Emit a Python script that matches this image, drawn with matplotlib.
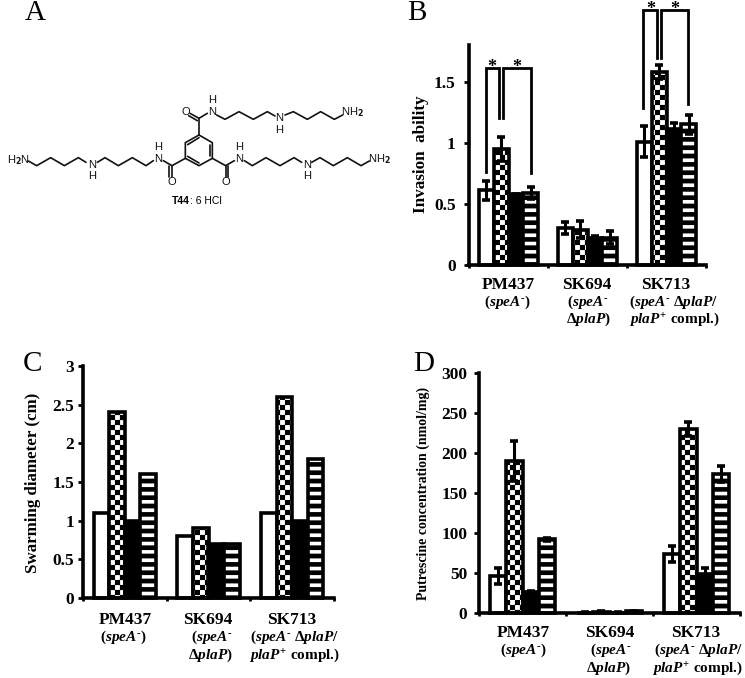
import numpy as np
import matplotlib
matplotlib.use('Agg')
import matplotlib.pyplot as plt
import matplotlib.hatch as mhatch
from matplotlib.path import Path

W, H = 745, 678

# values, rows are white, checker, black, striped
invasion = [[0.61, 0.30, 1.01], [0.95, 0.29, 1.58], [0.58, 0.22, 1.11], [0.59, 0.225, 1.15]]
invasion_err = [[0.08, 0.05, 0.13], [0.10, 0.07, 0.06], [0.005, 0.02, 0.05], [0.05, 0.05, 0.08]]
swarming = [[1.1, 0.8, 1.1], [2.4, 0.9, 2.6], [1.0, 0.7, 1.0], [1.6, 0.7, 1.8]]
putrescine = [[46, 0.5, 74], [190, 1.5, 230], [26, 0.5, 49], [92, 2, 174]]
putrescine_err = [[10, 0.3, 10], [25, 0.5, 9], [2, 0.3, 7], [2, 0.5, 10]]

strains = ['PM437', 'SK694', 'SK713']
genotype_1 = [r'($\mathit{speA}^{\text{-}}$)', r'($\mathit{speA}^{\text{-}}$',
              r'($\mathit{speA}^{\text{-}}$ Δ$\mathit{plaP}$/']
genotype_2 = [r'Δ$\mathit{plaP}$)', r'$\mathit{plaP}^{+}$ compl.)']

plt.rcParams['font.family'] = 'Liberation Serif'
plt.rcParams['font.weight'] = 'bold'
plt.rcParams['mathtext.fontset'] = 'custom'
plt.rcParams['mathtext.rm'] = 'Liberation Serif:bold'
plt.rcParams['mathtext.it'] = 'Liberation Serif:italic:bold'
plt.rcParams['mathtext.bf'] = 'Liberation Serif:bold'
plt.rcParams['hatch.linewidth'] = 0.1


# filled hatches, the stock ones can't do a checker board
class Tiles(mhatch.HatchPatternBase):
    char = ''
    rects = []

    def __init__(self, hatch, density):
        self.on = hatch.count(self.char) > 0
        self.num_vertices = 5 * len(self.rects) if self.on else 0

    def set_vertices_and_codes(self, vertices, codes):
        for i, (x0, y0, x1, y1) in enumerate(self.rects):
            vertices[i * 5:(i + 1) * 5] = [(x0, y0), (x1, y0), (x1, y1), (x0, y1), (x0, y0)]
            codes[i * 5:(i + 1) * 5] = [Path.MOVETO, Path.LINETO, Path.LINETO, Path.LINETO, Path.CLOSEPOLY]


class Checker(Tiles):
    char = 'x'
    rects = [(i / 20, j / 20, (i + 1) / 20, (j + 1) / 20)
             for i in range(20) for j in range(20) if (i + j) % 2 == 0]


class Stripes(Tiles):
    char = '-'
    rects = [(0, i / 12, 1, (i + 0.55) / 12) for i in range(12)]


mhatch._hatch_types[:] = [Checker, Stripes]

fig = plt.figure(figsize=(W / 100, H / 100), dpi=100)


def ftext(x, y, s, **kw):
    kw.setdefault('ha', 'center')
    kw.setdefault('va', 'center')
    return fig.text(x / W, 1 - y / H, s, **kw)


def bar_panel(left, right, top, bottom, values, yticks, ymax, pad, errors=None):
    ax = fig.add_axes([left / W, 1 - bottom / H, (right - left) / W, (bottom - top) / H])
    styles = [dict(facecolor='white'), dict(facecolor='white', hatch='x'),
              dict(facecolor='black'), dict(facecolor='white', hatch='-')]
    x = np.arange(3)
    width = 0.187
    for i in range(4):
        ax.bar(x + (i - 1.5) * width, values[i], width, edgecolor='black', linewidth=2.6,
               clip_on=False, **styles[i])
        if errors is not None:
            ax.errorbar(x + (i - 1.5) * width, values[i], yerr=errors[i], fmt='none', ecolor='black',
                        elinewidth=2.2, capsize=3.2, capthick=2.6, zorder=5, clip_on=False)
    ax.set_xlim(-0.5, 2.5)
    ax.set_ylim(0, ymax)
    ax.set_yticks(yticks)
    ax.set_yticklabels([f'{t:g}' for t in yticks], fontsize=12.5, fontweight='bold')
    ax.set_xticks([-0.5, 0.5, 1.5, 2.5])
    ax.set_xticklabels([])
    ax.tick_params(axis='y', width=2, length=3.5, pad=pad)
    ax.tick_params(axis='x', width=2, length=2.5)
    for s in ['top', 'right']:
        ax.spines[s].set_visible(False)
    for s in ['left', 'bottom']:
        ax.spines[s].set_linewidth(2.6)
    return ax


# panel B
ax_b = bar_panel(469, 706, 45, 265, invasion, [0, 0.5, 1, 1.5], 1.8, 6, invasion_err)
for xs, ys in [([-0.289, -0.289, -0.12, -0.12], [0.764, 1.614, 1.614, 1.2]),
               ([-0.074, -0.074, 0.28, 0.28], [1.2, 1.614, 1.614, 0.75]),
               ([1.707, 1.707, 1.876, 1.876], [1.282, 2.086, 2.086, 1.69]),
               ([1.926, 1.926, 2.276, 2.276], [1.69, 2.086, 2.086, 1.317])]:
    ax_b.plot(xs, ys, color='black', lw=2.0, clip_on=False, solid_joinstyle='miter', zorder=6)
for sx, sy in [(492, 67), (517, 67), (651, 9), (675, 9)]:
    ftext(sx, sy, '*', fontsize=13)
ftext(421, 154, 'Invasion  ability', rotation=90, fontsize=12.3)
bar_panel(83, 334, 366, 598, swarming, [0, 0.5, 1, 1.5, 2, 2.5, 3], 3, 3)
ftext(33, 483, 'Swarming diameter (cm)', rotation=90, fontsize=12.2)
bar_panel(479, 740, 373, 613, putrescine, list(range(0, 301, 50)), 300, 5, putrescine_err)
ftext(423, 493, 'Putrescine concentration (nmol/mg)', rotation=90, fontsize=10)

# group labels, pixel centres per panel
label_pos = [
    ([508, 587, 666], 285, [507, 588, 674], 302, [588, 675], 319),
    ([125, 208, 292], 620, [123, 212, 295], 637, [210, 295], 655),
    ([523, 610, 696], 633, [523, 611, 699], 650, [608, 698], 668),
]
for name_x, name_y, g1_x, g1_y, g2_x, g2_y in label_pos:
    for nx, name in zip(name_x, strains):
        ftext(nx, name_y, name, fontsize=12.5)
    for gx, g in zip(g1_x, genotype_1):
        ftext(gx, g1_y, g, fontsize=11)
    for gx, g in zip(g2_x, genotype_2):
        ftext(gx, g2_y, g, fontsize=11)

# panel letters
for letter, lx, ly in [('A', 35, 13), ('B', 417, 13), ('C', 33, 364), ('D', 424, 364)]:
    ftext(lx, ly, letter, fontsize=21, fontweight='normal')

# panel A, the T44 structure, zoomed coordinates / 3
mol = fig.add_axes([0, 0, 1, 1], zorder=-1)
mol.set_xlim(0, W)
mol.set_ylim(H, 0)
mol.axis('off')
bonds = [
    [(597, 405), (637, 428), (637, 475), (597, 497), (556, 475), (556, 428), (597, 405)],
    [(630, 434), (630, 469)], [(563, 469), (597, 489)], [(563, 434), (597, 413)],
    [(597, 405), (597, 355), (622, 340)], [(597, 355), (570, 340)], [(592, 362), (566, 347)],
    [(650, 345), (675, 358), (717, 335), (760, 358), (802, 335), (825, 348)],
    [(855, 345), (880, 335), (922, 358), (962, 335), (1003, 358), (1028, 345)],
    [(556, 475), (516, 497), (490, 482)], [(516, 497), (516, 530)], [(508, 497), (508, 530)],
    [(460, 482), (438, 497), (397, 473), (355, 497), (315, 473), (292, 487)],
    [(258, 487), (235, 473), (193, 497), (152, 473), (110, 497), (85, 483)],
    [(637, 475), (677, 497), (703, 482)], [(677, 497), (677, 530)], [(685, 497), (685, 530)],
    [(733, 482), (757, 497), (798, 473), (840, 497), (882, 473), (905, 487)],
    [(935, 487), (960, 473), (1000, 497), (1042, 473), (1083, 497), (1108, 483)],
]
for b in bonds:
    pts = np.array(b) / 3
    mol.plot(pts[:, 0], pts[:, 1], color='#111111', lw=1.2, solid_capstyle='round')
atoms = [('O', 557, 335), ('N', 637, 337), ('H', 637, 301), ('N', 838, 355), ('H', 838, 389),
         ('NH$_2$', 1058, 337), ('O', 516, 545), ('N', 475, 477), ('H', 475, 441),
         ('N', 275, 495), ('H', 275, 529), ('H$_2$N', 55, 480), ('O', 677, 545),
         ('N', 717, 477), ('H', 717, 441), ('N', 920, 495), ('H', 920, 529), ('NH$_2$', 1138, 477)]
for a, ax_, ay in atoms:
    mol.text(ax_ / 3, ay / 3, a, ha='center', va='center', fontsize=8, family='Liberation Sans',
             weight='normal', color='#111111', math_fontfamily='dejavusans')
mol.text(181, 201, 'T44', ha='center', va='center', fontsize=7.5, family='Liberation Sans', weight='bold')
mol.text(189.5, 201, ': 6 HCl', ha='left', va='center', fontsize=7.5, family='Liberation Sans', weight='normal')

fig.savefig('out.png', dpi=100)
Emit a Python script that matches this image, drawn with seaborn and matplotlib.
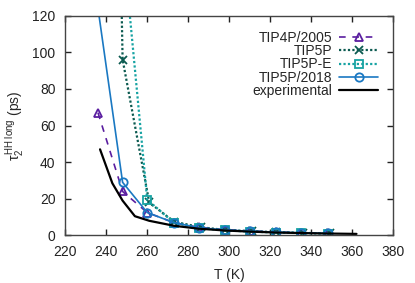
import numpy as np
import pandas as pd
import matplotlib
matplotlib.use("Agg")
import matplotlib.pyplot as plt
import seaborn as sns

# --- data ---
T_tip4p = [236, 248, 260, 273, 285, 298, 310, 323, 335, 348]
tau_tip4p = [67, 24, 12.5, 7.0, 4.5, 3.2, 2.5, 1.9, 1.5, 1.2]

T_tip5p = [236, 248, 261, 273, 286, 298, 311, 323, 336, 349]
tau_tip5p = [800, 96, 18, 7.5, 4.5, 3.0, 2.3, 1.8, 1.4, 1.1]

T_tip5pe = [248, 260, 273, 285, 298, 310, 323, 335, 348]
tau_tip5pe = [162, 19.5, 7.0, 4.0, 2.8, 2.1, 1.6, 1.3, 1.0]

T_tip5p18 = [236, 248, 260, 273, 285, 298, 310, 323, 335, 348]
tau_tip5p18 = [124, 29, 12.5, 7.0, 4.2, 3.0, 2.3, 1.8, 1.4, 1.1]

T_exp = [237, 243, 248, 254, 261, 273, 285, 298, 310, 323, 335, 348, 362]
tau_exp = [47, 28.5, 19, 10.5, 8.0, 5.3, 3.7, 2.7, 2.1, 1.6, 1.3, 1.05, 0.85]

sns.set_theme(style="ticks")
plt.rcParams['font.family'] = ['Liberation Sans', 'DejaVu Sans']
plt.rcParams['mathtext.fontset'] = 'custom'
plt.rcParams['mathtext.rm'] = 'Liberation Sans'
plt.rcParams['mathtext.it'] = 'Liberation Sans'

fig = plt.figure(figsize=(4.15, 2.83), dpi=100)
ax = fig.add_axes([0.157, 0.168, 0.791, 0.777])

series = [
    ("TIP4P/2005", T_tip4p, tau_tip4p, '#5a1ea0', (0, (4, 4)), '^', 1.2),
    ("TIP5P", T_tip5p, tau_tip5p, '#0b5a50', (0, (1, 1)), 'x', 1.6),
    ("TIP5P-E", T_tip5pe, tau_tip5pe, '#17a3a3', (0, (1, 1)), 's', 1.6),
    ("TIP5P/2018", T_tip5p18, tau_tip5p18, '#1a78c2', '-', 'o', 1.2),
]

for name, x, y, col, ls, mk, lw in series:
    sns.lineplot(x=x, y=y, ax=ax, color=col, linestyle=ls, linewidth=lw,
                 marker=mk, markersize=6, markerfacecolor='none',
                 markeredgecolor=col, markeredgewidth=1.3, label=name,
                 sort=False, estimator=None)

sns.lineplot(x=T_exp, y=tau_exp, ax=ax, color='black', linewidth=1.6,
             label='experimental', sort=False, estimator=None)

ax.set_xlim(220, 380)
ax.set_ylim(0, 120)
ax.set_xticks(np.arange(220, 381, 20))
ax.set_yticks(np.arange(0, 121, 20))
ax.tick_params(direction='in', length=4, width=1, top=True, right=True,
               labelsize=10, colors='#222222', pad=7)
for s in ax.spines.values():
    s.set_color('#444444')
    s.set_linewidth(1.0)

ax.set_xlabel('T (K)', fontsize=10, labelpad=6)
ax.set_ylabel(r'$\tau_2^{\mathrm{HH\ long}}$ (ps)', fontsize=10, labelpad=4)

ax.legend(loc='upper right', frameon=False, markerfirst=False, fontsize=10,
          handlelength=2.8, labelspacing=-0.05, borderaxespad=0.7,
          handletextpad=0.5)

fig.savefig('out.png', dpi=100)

□ □ □ □ □ □ □

**The problem**
The lines from the start of the entries above through the one containing "W, H = 745, 678" are to be retyped exactly, and no others. Pictures are left out.

**Problem solution**
Emit a Python script that matches this image, drawn with matplotlib.
import numpy as np
import matplotlib
matplotlib.use('Agg')
import matplotlib.pyplot as plt
import matplotlib.hatch as mhatch
from matplotlib.path import Path

W, H = 745, 678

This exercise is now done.